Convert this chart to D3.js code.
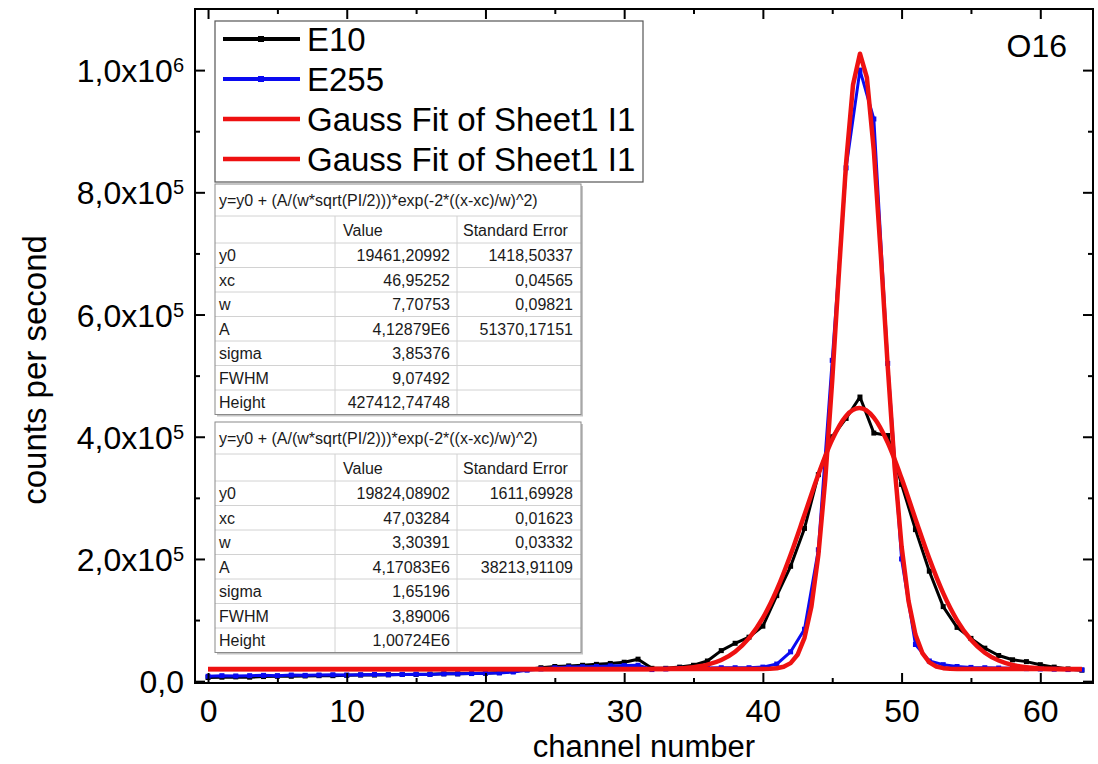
<!DOCTYPE html>
<html>
<head>
<meta charset="utf-8">
<script src="https://cdnjs.cloudflare.com/ajax/libs/d3/7.8.5/d3.min.js"></script>
<style>
  body { margin: 0; background: #fff; }
  svg { display: block; font-family: "Liberation Sans", Arial, sans-serif; }
</style>
</head>
<body>
<div id="chart"></div>
<script>
// Channel spectrum of O16, two measurements plus gaussian fits
const channels = d3.range(0, 64)

const e10 = [
  6000, 6500, 7000, 6500, 7500, 8000, 8000, 8500, 9000, 9000,
  9500, 10000, 10000, 10500, 11000, 11000, 11500, 12000, 12000, 12500,
  13000, 14000, 16000, 19000, 22000, 24000, 25000, 26000, 27500, 29000,
  31000, 36000, 21000, 21000, 23000, 26000, 33000, 50000, 62000, 72000,
  90000, 140000, 188000, 250000, 338000, 400000, 430000, 465000, 406000, 402000,
  322000, 248000, 180000, 122000, 88000, 70000, 54000, 42000, 35000, 32000,
  27000, 23000, 20000, 18000
]

const e255 = [
  8000, 9000, 8500, 9000, 9500, 9000, 10000, 9500, 10000, 10500,
  10000, 10500, 11000, 10500, 11000, 11500, 11000, 12000, 12000, 12500,
  13000, 13500, 15000, 18000, 20000, 22000, 23000, 23500, 24000, 25000,
  25500, 26000, 19000, 20000, 21000, 21000, 21500, 22000, 22000, 22000,
  23000, 28000, 48000, 85000, 215000, 525000, 840000, 1000000, 920000, 520000,
  200000, 60000, 33000, 27000, 24000, 22500, 22000, 21500, 21000, 20500,
  20000, 19500, 19000, 18500
]

// fit curves, sampled (Origin output)
const fitWideX = [0, 10, 20, 27, 28, 29, 30, 31, 32, 33, 34, 35, 36, 37, 38, 39, 40, 41, 42, 43, 44, 45, 46, 46.95,
  48, 49, 50, 51, 52, 53, 54, 55, 56, 57, 58, 59, 60, 61, 62, 63]
const fitWideY = [19461, 19461, 19461, 19461, 19463, 19469, 19488, 19543, 19692, 20072, 20971, 22953, 27009, 34707,
  48273, 70365, 103533, 149224, 206796, 272233, 338311, 395499, 434095, 446874,
  431316, 390498, 331943, 265523, 200599, 144095, 99644, 67673, 46585, 33719, 26466, 22680, 20842, 20016, 19670, 19530]

const fitNarrowX = [0, 10, 20, 30, 39, 40, 40.5, 41, 41.5, 42, 42.5, 43, 43.5, 44, 44.5, 45, 45.5, 46, 46.5, 47,
  47.5, 48, 48.5, 49, 49.5, 50, 50.5, 51, 51.5, 52, 52.5, 53, 53.5, 54, 54.5, 55, 60, 63]
const fitNarrowY = [19824, 19824, 19824, 19824, 19831, 19941, 20228, 21103, 23519, 29544, 43162, 70982, 122160,
  206466, 330759, 492119, 674631, 848178, 975997, 1026863,
  987580, 868424, 698905, 515588, 350098, 220567, 131225, 76199, 45851, 30793, 24034, 21305, 20297, 19962, 19860,
  19831, 19824, 19824]

const xMajor = [0, 10, 20, 30, 40, 50, 60]
const xMinor = [5, 15, 25, 35, 45, 55]
const yMajor = [0, 200000, 400000, 600000, 800000, 1000000]
const yMinor = [100000, 300000, 500000, 700000, 900000]
const yMantissa = ["0,0", "2,0x10", "4,0x10", "6,0x10", "8,0x10", "1,0x10"]
const yExponent = ["", "5", "5", "5", "5", "6"]

const legendLabels = ["E10", "E255", "Gauss Fit of Sheet1 I1", "Gauss Fit of Sheet1 I1"]
const fitFormula = "y=y0 + (A/(w*sqrt(PI/2)))*exp(-2*((x-xc)/w)^2)"
const tableHeader = ["", "Value", "Standard Error"]
const fitWideRows = [
  ["y0", "19461,20992", "1418,50337"],
  ["xc", "46,95252", "0,04565"],
  ["w", "7,70753", "0,09821"],
  ["A", "4,12879E6", "51370,17151"],
  ["sigma", "3,85376", ""],
  ["FWHM", "9,07492", ""],
  ["Height", "427412,74748", ""]
]
const fitNarrowRows = [
  ["y0", "19824,08902", "1611,69928"],
  ["xc", "47,03284", "0,01623"],
  ["w", "3,30391", "0,03332"],
  ["A", "4,17083E6", "38213,91109"],
  ["sigma", "1,65196", ""],
  ["FWHM", "3,89006", ""],
  ["Height", "1,00724E6", ""]
]

const W = 1098, H = 764
const plot = { left: 195, right: 1093, top: 9, bottom: 683 }
const colors = { e10: "#000000", e255: "#0a0af0", fit: "#ee1111" }

const svg = d3.select("#chart").append("svg")
  .attr("width", W)
  .attr("height", H)

const x = d3.scaleLinear().domain([-0.94, 63.8]).range([plot.left, plot.right])
const y = d3.scaleLinear().domain([-3000, 1100000]).range([plot.bottom, plot.top])

// Data lines
const line = d3.line().x(d => x(d[0])).y(d => y(d[1]))

function drawSeries(values, color) {
  const pts = channels.map((c, i) => [c, values[i]])
  svg.append("path")
    .datum(pts)
    .attr("fill", "none")
    .attr("stroke", color)
    .attr("stroke-width", 3)
    .attr("stroke-linejoin", "round")
    .attr("d", line)
  svg.append("g").selectAll("rect")
    .data(pts)
    .enter().append("rect")
    .attr("x", d => x(d[0]) - 2.5)
    .attr("y", d => y(d[1]) - 2.5)
    .attr("width", 5)
    .attr("height", 5)
    .attr("fill", color)
}

drawSeries(e10, colors.e10)
drawSeries(e255, colors.e255)

svg.append("path")
  .datum(fitWideX.map((v, i) => [v, fitWideY[i]]))
  .attr("fill", "none")
  .attr("stroke", colors.fit)
  .attr("stroke-width", 4.5)
  .attr("d", line.curve(d3.curveMonotoneX))

svg.append("path")
  .datum(fitNarrowX.map((v, i) => [v, fitNarrowY[i]]))
  .attr("fill", "none")
  .attr("stroke", colors.fit)
  .attr("stroke-width", 4.5)
  .attr("stroke-linejoin", "round")
  .attr("d", line.curve(d3.curveLinear))

// Axes, ticks inside on all four sides
function styleAxis(g) {
  g.select(".domain").remove()
  g.selectAll(".tick line").attr("stroke", "#000").attr("stroke-width", 2)
}

svg.append("g")
  .attr("transform", `translate(0,${plot.bottom})`)
  .call(d3.axisBottom(x).tickValues(xMajor).tickSize(-10).tickPadding(16).tickFormat(d => d))
  .call(styleAxis)
  .call(g => g.selectAll("text").attr("font-size", 32).attr("fill", "#000").attr("font-family", null))
svg.append("g")
  .attr("transform", `translate(0,${plot.bottom})`)
  .call(d3.axisBottom(x).tickValues(xMinor).tickSize(-5).tickFormat(""))
  .call(styleAxis)
svg.append("g")
  .attr("transform", `translate(0,${plot.top})`)
  .call(d3.axisTop(x).tickValues(xMajor).tickSize(-10).tickFormat(""))
  .call(styleAxis)
svg.append("g")
  .attr("transform", `translate(0,${plot.top})`)
  .call(d3.axisTop(x).tickValues(xMinor).tickSize(-5).tickFormat(""))
  .call(styleAxis)

svg.append("g")
  .attr("transform", `translate(${plot.left},0)`)
  .call(d3.axisLeft(y).tickValues(yMajor).tickSize(-10).tickPadding(11).tickFormat(""))
  .call(styleAxis)
  .call(g => g.selectAll(".tick text").each(function (d, i) {
    const t = d3.select(this)
      .attr("font-size", 32)
      .attr("fill", "#000")
      .attr("dy", "0.36em")
    t.append("tspan").text(yMantissa[i])
    if (yExponent[i]) {
      t.append("tspan").attr("font-size", 20).attr("dy", -10).text(yExponent[i])
    }
  }))
svg.append("g")
  .attr("transform", `translate(${plot.left},0)`)
  .call(d3.axisLeft(y).tickValues(yMinor).tickSize(-5).tickFormat(""))
  .call(styleAxis)
svg.append("g")
  .attr("transform", `translate(${plot.right},0)`)
  .call(d3.axisRight(y).tickValues(yMajor).tickSize(-10).tickFormat(""))
  .call(styleAxis)
svg.append("g")
  .attr("transform", `translate(${plot.right},0)`)
  .call(d3.axisRight(y).tickValues(yMinor).tickSize(-5).tickFormat(""))
  .call(styleAxis)

svg.append("rect")
  .attr("x", plot.left)
  .attr("y", plot.top)
  .attr("width", plot.right - plot.left)
  .attr("height", plot.bottom - plot.top)
  .attr("fill", "none")
  .attr("stroke", "#000")
  .attr("stroke-width", 2)

// Axis titles
svg.append("text")
  .attr("x", (plot.left + plot.right) / 2)
  .attr("y", 757)
  .attr("text-anchor", "middle")
  .attr("font-size", 31)
  .text("channel number")

svg.append("text")
  .attr("transform", "translate(46,370) rotate(-90)")
  .attr("text-anchor", "middle")
  .attr("font-size", 33)
  .text("counts per second")

svg.append("text")
  .attr("x", 1067)
  .attr("y", 57)
  .attr("text-anchor", "end")
  .attr("font-size", 32)
  .text("O16")

// Legend
const legend = svg.append("g")
legend.append("rect")
  .attr("x", 215).attr("y", 21)
  .attr("width", 428).attr("height", 161)
  .attr("fill", "#fff")
  .attr("stroke", "#555")
  .attr("stroke-width", 1.2)

const legendColors = [colors.e10, colors.e255, colors.fit, colors.fit]
legendLabels.forEach((label, i) => {
  const ly = 39 + i * 40
  legend.append("line")
    .attr("x1", 223).attr("x2", 300)
    .attr("y1", ly).attr("y2", ly)
    .attr("stroke", legendColors[i])
    .attr("stroke-width", i < 2 ? 4 : 4.5)
  if (i < 2) {
    legend.append("rect")
      .attr("x", 258).attr("y", ly - 3)
      .attr("width", 6).attr("height", 6)
      .attr("fill", legendColors[i])
  }
  legend.append("text")
    .attr("x", 307)
    .attr("y", ly + 12)
    .attr("font-size", 33)
    .text(label)
})

// Fit parameter tables
function drawTable(top, rows) {
  const cols = [215, 335, 457, 581]
  const titleH = 32, headH = 27, rowH = 24.5
  const height = titleH + headH + rowH * rows.length
  const g = svg.append("g").attr("font-size", 16).attr("fill", "#1a1a1a")

  g.append("rect")
    .attr("x", cols[0] + 2).attr("y", top + 2)
    .attr("width", cols[3] - cols[0]).attr("height", height)
    .attr("fill", "#c4c4c4")
  g.append("rect")
    .attr("x", cols[0]).attr("y", top)
    .attr("width", cols[3] - cols[0]).attr("height", height)
    .attr("fill", "#fff")

  const lineYs = [top + titleH, top + titleH + headH]
  rows.forEach((r, i) => lineYs.push(top + titleH + headH + rowH * (i + 1)))
  lineYs.slice(0, -1).forEach(ly => {
    g.append("line")
      .attr("x1", cols[0]).attr("x2", cols[3])
      .attr("y1", ly).attr("y2", ly)
      .attr("stroke", "#d2d2d2")
  })
  cols.slice(1, 3).forEach(cx => {
    g.append("line")
      .attr("x1", cx).attr("x2", cx)
      .attr("y1", top + titleH).attr("y2", top + height)
      .attr("stroke", "#d2d2d2")
  })
  g.append("rect")
    .attr("x", cols[0]).attr("y", top)
    .attr("width", cols[3] - cols[0]).attr("height", height)
    .attr("fill", "none")
    .attr("stroke", "#8a8a8a")

  g.append("text")
    .attr("x", cols[0] + 4)
    .attr("y", top + titleH / 2 + 6)
    .text(fitFormula)

  const headY = top + titleH + headH / 2 + 6
  g.append("text").attr("x", cols[1] + 8).attr("y", headY).text(tableHeader[1])
  g.append("text").attr("x", cols[2] + 6).attr("y", headY).text(tableHeader[2])

  rows.forEach((r, i) => {
    const ry = top + titleH + headH + rowH * i + rowH / 2 + 6
    g.append("text").attr("x", cols[0] + 4).attr("y", ry).text(r[0])
    g.append("text").attr("x", cols[2] - 7).attr("y", ry).attr("text-anchor", "end").text(r[1])
    g.append("text").attr("x", cols[3] - 8).attr("y", ry).attr("text-anchor", "end").text(r[2])
  })
}

drawTable(184, fitWideRows)
drawTable(422, fitNarrowRows)
</script>
</body>
</html>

====

→ **Exercise brief**:
Return the material line for line, from its beginning to the line that contains "const channels = d3.range(0, 64)", with the pictures left out.

→ **Written reply**:
Convert this chart to D3.js code.
<!DOCTYPE html>
<html>
<head>
<meta charset="utf-8">
<script src="https://cdnjs.cloudflare.com/ajax/libs/d3/7.8.5/d3.min.js"></script>
<style>
  body { margin: 0; background: #fff; }
  svg { display: block; font-family: "Liberation Sans", Arial, sans-serif; }
</style>
</head>
<body>
<div id="chart"></div>
<script>
// Channel spectrum of O16, two measurements plus gaussian fits
const channels = d3.range(0, 64)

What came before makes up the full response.